The Effect of Relative Humidity on the Crease Recovery of Some Modified Rayon and Cotton Fabrics

Abstract

The changes in crease recovery and water absorption of untreated and modified rayon and cotton fabrics have been studied as a function of relative humidity at 25° C. The crease recovery of rayon was found to be very dependent on relative humidity and water content whereas that of cotton was almost independent. The effects of "dry"-state and "wet"-state cross-linking and other special treatments on the crease-recovery-water- content relationships were studied. All of the modified fabrics exhibited a deep minimum in crease recovery, which is attributed to the glass transition of the fibers. The minimum occurs at the water content which lowers the T, of cellulose to 25° C, the temperature of the experiment.

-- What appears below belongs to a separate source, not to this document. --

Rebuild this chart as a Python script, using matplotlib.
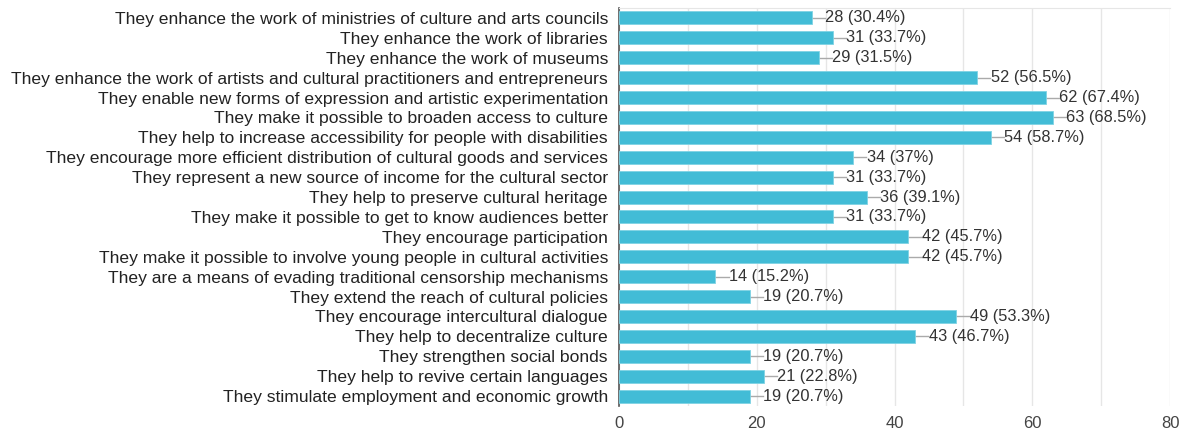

This water content is also marked by a minimum in fiber resiliency. The change in the crease-recovery-humidity relationship produced by cross-linking gen erally parallels the change produced in the corresponding fiber resiliency relation, thereby supporting the interdependency of fiber resiliency and fabric crease recovery. The rate of crease recovery up to 5-min recovery time was determined for all the fabrics at different humidities. Over this time range, the recovery data were linearly related to log time. Although no minimum in crease recovery could be discerned for untreated rayon and cotton fabrics, the glass transition point was marked by a maximum in recovery rate.